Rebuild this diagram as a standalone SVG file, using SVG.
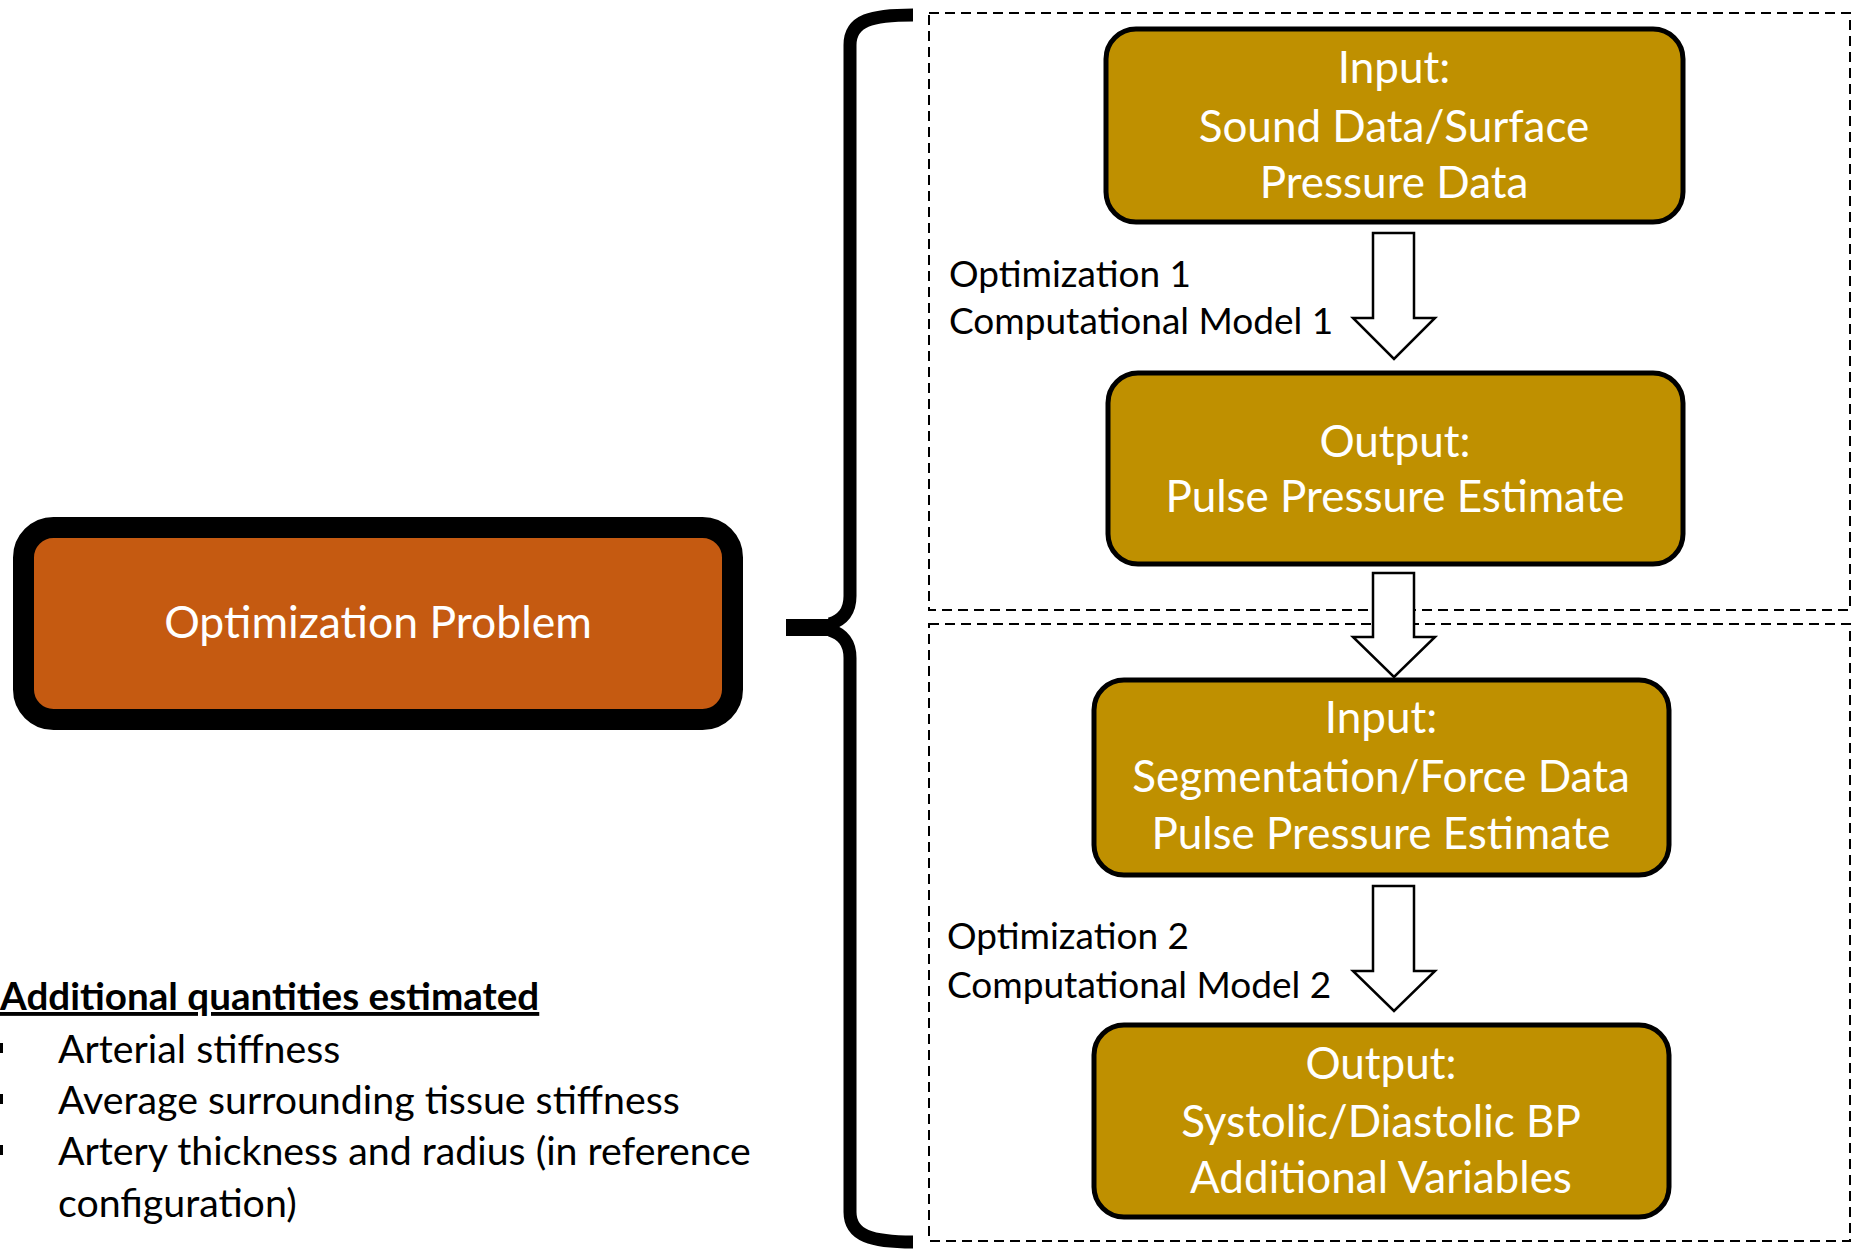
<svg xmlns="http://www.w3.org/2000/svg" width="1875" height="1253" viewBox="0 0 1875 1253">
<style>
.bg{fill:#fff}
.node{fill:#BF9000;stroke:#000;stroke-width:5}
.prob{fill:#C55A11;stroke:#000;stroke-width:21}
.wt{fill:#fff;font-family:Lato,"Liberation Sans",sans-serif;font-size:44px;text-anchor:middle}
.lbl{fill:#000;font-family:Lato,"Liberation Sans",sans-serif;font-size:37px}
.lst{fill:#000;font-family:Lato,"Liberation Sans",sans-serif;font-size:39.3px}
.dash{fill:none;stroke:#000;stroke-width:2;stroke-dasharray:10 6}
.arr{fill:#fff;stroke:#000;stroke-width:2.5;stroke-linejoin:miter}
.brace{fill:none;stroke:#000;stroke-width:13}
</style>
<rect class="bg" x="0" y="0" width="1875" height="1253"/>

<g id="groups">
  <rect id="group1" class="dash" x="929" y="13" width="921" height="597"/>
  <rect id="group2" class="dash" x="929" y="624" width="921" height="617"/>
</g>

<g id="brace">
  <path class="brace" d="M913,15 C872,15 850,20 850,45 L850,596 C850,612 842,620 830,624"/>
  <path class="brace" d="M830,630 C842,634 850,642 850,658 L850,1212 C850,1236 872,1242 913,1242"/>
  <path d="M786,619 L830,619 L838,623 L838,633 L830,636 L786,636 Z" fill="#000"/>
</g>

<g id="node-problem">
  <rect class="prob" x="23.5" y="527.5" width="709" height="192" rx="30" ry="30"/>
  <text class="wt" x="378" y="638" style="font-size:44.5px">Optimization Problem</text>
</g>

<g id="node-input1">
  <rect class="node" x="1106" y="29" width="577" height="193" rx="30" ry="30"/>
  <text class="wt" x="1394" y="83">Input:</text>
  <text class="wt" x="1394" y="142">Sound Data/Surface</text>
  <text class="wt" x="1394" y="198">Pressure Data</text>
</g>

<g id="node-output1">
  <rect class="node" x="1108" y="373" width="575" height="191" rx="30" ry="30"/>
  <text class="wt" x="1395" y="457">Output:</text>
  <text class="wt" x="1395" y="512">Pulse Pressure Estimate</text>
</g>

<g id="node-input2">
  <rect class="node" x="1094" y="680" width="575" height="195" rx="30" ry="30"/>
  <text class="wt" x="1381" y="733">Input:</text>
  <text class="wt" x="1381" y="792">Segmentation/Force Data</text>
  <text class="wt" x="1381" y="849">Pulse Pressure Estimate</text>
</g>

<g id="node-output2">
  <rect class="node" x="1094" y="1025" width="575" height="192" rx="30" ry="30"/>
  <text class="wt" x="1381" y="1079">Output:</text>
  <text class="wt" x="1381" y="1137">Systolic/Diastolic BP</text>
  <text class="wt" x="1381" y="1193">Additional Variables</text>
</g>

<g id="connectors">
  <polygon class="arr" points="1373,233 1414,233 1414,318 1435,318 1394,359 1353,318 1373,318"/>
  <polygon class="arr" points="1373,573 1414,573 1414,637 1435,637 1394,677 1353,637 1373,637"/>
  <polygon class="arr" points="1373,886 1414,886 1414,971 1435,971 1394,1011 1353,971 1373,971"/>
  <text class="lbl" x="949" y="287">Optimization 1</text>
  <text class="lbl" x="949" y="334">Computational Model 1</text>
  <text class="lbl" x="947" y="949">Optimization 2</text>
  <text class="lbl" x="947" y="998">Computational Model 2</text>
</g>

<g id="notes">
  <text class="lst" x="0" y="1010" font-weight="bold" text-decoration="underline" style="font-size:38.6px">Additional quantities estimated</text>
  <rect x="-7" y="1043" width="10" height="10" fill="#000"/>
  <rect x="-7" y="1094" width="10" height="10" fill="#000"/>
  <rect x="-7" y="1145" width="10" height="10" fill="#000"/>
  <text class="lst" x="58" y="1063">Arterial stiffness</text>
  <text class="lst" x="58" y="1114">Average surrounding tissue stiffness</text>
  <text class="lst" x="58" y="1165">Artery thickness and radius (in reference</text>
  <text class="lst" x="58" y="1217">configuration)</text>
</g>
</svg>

━━━━━━━━━━

### Problem to solve
Write the material out again exactly as it appears, dropping the pictures.

### Answer to the exercise
Rebuild this diagram as a standalone SVG file, using SVG.
<svg xmlns="http://www.w3.org/2000/svg" width="1875" height="1253" viewBox="0 0 1875 1253">
<style>
.bg{fill:#fff}
.node{fill:#BF9000;stroke:#000;stroke-width:5}
.prob{fill:#C55A11;stroke:#000;stroke-width:21}
.wt{fill:#fff;font-family:Lato,"Liberation Sans",sans-serif;font-size:44px;text-anchor:middle}
.lbl{fill:#000;font-family:Lato,"Liberation Sans",sans-serif;font-size:37px}
.lst{fill:#000;font-family:Lato,"Liberation Sans",sans-serif;font-size:39.3px}
.dash{fill:none;stroke:#000;stroke-width:2;stroke-dasharray:10 6}
.arr{fill:#fff;stroke:#000;stroke-width:2.5;stroke-linejoin:miter}
.brace{fill:none;stroke:#000;stroke-width:13}
</style>
<rect class="bg" x="0" y="0" width="1875" height="1253"/>

<g id="groups">
  <rect id="group1" class="dash" x="929" y="13" width="921" height="597"/>
  <rect id="group2" class="dash" x="929" y="624" width="921" height="617"/>
</g>

<g id="brace">
  <path class="brace" d="M913,15 C872,15 850,20 850,45 L850,596 C850,612 842,620 830,624"/>
  <path class="brace" d="M830,630 C842,634 850,642 850,658 L850,1212 C850,1236 872,1242 913,1242"/>
  <path d="M786,619 L830,619 L838,623 L838,633 L830,636 L786,636 Z" fill="#000"/>
</g>

<g id="node-problem">
  <rect class="prob" x="23.5" y="527.5" width="709" height="192" rx="30" ry="30"/>
  <text class="wt" x="378" y="638" style="font-size:44.5px">Optimization Problem</text>
</g>

<g id="node-input1">
  <rect class="node" x="1106" y="29" width="577" height="193" rx="30" ry="30"/>
  <text class="wt" x="1394" y="83">Input:</text>
  <text class="wt" x="1394" y="142">Sound Data/Surface</text>
  <text class="wt" x="1394" y="198">Pressure Data</text>
</g>

<g id="node-output1">
  <rect class="node" x="1108" y="373" width="575" height="191" rx="30" ry="30"/>
  <text class="wt" x="1395" y="457">Output:</text>
  <text class="wt" x="1395" y="512">Pulse Pressure Estimate</text>
</g>

<g id="node-input2">
  <rect class="node" x="1094" y="680" width="575" height="195" rx="30" ry="30"/>
  <text class="wt" x="1381" y="733">Input:</text>
  <text class="wt" x="1381" y="792">Segmentation/Force Data</text>
  <text class="wt" x="1381" y="849">Pulse Pressure Estimate</text>
</g>

<g id="node-output2">
  <rect class="node" x="1094" y="1025" width="575" height="192" rx="30" ry="30"/>
  <text class="wt" x="1381" y="1079">Output:</text>
  <text class="wt" x="1381" y="1137">Systolic/Diastolic BP</text>
  <text class="wt" x="1381" y="1193">Additional Variables</text>
</g>

<g id="connectors">
  <polygon class="arr" points="1373,233 1414,233 1414,318 1435,318 1394,359 1353,318 1373,318"/>
  <polygon class="arr" points="1373,573 1414,573 1414,637 1435,637 1394,677 1353,637 1373,637"/>
  <polygon class="arr" points="1373,886 1414,886 1414,971 1435,971 1394,1011 1353,971 1373,971"/>
  <text class="lbl" x="949" y="287">Optimization 1</text>
  <text class="lbl" x="949" y="334">Computational Model 1</text>
  <text class="lbl" x="947" y="949">Optimization 2</text>
  <text class="lbl" x="947" y="998">Computational Model 2</text>
</g>

<g id="notes">
  <text class="lst" x="0" y="1010" font-weight="bold" text-decoration="underline" style="font-size:38.6px">Additional quantities estimated</text>
  <rect x="-7" y="1043" width="10" height="10" fill="#000"/>
  <rect x="-7" y="1094" width="10" height="10" fill="#000"/>
  <rect x="-7" y="1145" width="10" height="10" fill="#000"/>
  <text class="lst" x="58" y="1063">Arterial stiffness</text>
  <text class="lst" x="58" y="1114">Average surrounding tissue stiffness</text>
  <text class="lst" x="58" y="1165">Artery thickness and radius (in reference</text>
  <text class="lst" x="58" y="1217">configuration)</text>
</g>
</svg>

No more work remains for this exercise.